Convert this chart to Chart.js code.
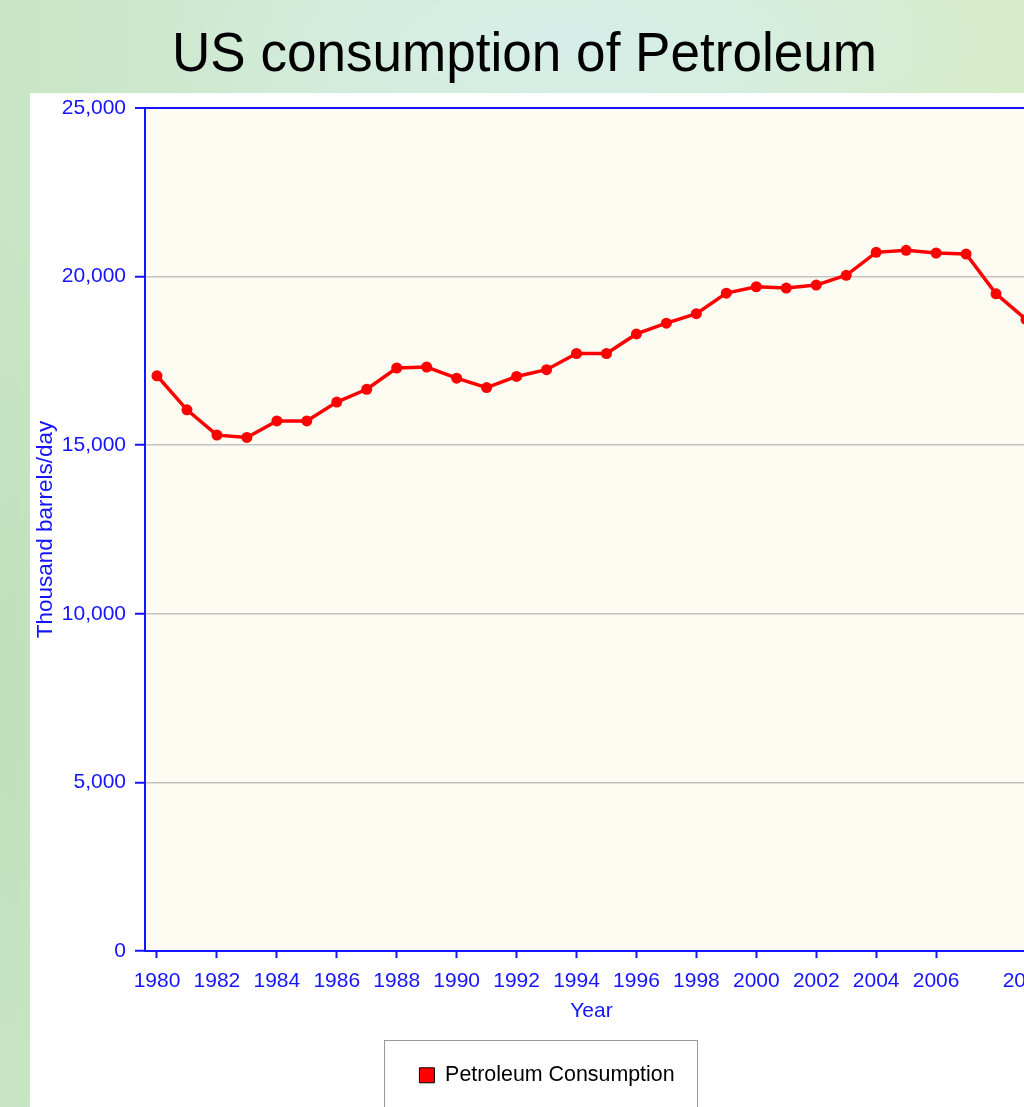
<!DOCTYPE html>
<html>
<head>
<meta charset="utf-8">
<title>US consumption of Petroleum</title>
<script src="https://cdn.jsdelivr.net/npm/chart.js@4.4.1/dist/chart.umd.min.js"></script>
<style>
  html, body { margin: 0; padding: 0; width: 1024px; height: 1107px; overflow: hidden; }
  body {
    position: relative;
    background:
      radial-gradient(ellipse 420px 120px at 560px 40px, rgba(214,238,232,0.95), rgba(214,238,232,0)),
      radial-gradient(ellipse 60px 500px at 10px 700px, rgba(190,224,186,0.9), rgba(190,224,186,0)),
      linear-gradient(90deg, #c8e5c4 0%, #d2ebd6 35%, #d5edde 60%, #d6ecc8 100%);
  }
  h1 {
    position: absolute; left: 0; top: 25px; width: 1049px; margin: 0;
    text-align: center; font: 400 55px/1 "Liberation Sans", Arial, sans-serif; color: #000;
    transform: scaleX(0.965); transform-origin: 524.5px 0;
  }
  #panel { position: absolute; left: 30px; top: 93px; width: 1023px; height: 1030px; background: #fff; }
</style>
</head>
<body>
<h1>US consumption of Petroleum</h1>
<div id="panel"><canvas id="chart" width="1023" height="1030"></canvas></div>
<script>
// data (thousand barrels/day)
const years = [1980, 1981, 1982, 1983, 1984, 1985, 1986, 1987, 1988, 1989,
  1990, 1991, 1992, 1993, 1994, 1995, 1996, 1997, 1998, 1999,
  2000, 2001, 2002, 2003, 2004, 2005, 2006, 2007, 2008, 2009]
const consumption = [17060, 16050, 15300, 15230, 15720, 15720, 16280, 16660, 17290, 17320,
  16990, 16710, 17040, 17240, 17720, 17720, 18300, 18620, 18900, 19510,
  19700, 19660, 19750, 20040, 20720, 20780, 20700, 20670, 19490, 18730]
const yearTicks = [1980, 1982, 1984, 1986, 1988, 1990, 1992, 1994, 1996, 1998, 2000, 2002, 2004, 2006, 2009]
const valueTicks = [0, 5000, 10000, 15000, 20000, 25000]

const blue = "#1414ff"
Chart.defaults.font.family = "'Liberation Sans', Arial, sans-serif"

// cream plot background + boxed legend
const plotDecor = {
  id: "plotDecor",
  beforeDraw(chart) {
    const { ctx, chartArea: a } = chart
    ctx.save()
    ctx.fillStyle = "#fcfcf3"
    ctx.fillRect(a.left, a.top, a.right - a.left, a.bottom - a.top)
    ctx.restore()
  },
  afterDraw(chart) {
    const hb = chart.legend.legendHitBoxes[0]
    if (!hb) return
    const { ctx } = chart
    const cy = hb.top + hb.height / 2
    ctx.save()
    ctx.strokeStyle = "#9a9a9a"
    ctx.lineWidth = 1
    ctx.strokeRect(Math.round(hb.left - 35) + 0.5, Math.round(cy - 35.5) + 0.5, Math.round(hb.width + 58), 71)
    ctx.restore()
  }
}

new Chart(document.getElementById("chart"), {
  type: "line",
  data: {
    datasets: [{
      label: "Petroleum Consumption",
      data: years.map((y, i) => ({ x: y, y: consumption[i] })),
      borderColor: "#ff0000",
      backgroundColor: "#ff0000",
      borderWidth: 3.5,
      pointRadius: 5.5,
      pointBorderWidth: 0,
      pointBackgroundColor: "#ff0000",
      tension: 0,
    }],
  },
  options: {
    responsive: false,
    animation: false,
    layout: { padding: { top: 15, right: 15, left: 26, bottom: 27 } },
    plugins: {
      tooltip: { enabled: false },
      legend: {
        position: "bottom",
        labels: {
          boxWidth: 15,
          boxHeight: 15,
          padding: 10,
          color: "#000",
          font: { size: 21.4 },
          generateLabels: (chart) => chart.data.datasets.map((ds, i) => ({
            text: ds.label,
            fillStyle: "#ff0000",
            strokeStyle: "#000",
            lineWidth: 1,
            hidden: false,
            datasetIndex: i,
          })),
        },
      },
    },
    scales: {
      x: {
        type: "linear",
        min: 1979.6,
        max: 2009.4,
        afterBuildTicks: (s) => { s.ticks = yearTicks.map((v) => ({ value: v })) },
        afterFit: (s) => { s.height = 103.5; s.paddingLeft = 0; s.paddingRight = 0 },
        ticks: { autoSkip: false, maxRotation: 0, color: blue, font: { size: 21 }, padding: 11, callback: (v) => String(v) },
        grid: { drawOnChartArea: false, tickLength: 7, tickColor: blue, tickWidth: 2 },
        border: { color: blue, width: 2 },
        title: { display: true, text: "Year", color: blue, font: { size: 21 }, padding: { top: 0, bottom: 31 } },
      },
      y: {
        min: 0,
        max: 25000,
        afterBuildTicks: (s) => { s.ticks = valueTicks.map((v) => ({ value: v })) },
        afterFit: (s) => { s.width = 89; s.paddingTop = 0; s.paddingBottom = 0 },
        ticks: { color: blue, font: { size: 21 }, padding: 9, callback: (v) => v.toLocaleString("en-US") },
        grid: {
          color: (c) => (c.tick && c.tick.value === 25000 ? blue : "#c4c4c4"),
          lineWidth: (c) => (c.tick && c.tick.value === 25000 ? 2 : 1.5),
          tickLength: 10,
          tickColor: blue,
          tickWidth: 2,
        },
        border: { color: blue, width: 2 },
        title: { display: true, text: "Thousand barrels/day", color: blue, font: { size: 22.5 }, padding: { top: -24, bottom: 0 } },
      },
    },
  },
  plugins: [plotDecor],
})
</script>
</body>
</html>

**What is being asked**
Images should not appear in the copy; retype the listing above exactly.

**Task response**
Convert this chart to Chart.js code.
<!DOCTYPE html>
<html>
<head>
<meta charset="utf-8">
<title>US consumption of Petroleum</title>
<script src="https://cdn.jsdelivr.net/npm/chart.js@4.4.1/dist/chart.umd.min.js"></script>
<style>
  html, body { margin: 0; padding: 0; width: 1024px; height: 1107px; overflow: hidden; }
  body {
    position: relative;
    background:
      radial-gradient(ellipse 420px 120px at 560px 40px, rgba(214,238,232,0.95), rgba(214,238,232,0)),
      radial-gradient(ellipse 60px 500px at 10px 700px, rgba(190,224,186,0.9), rgba(190,224,186,0)),
      linear-gradient(90deg, #c8e5c4 0%, #d2ebd6 35%, #d5edde 60%, #d6ecc8 100%);
  }
  h1 {
    position: absolute; left: 0; top: 25px; width: 1049px; margin: 0;
    text-align: center; font: 400 55px/1 "Liberation Sans", Arial, sans-serif; color: #000;
    transform: scaleX(0.965); transform-origin: 524.5px 0;
  }
  #panel { position: absolute; left: 30px; top: 93px; width: 1023px; height: 1030px; background: #fff; }
</style>
</head>
<body>
<h1>US consumption of Petroleum</h1>
<div id="panel"><canvas id="chart" width="1023" height="1030"></canvas></div>
<script>
// data (thousand barrels/day)
const years = [1980, 1981, 1982, 1983, 1984, 1985, 1986, 1987, 1988, 1989,
  1990, 1991, 1992, 1993, 1994, 1995, 1996, 1997, 1998, 1999,
  2000, 2001, 2002, 2003, 2004, 2005, 2006, 2007, 2008, 2009]
const consumption = [17060, 16050, 15300, 15230, 15720, 15720, 16280, 16660, 17290, 17320,
  16990, 16710, 17040, 17240, 17720, 17720, 18300, 18620, 18900, 19510,
  19700, 19660, 19750, 20040, 20720, 20780, 20700, 20670, 19490, 18730]
const yearTicks = [1980, 1982, 1984, 1986, 1988, 1990, 1992, 1994, 1996, 1998, 2000, 2002, 2004, 2006, 2009]
const valueTicks = [0, 5000, 10000, 15000, 20000, 25000]

const blue = "#1414ff"
Chart.defaults.font.family = "'Liberation Sans', Arial, sans-serif"

// cream plot background + boxed legend
const plotDecor = {
  id: "plotDecor",
  beforeDraw(chart) {
    const { ctx, chartArea: a } = chart
    ctx.save()
    ctx.fillStyle = "#fcfcf3"
    ctx.fillRect(a.left, a.top, a.right - a.left, a.bottom - a.top)
    ctx.restore()
  },
  afterDraw(chart) {
    const hb = chart.legend.legendHitBoxes[0]
    if (!hb) return
    const { ctx } = chart
    const cy = hb.top + hb.height / 2
    ctx.save()
    ctx.strokeStyle = "#9a9a9a"
    ctx.lineWidth = 1
    ctx.strokeRect(Math.round(hb.left - 35) + 0.5, Math.round(cy - 35.5) + 0.5, Math.round(hb.width + 58), 71)
    ctx.restore()
  }
}

new Chart(document.getElementById("chart"), {
  type: "line",
  data: {
    datasets: [{
      label: "Petroleum Consumption",
      data: years.map((y, i) => ({ x: y, y: consumption[i] })),
      borderColor: "#ff0000",
      backgroundColor: "#ff0000",
      borderWidth: 3.5,
      pointRadius: 5.5,
      pointBorderWidth: 0,
      pointBackgroundColor: "#ff0000",
      tension: 0,
    }],
  },
  options: {
    responsive: false,
    animation: false,
    layout: { padding: { top: 15, right: 15, left: 26, bottom: 27 } },
    plugins: {
      tooltip: { enabled: false },
      legend: {
        position: "bottom",
        labels: {
          boxWidth: 15,
          boxHeight: 15,
          padding: 10,
          color: "#000",
          font: { size: 21.4 },
          generateLabels: (chart) => chart.data.datasets.map((ds, i) => ({
            text: ds.label,
            fillStyle: "#ff0000",
            strokeStyle: "#000",
            lineWidth: 1,
            hidden: false,
            datasetIndex: i,
          })),
        },
      },
    },
    scales: {
      x: {
        type: "linear",
        min: 1979.6,
        max: 2009.4,
        afterBuildTicks: (s) => { s.ticks = yearTicks.map((v) => ({ value: v })) },
        afterFit: (s) => { s.height = 103.5; s.paddingLeft = 0; s.paddingRight = 0 },
        ticks: { autoSkip: false, maxRotation: 0, color: blue, font: { size: 21 }, padding: 11, callback: (v) => String(v) },
        grid: { drawOnChartArea: false, tickLength: 7, tickColor: blue, tickWidth: 2 },
        border: { color: blue, width: 2 },
        title: { display: true, text: "Year", color: blue, font: { size: 21 }, padding: { top: 0, bottom: 31 } },
      },
      y: {
        min: 0,
        max: 25000,
        afterBuildTicks: (s) => { s.ticks = valueTicks.map((v) => ({ value: v })) },
        afterFit: (s) => { s.width = 89; s.paddingTop = 0; s.paddingBottom = 0 },
        ticks: { color: blue, font: { size: 21 }, padding: 9, callback: (v) => v.toLocaleString("en-US") },
        grid: {
          color: (c) => (c.tick && c.tick.value === 25000 ? blue : "#c4c4c4"),
          lineWidth: (c) => (c.tick && c.tick.value === 25000 ? 2 : 1.5),
          tickLength: 10,
          tickColor: blue,
          tickWidth: 2,
        },
        border: { color: blue, width: 2 },
        title: { display: true, text: "Thousand barrels/day", color: blue, font: { size: 22.5 }, padding: { top: -24, bottom: 0 } },
      },
    },
  },
  plugins: [plotDecor],
})
</script>
</body>
</html>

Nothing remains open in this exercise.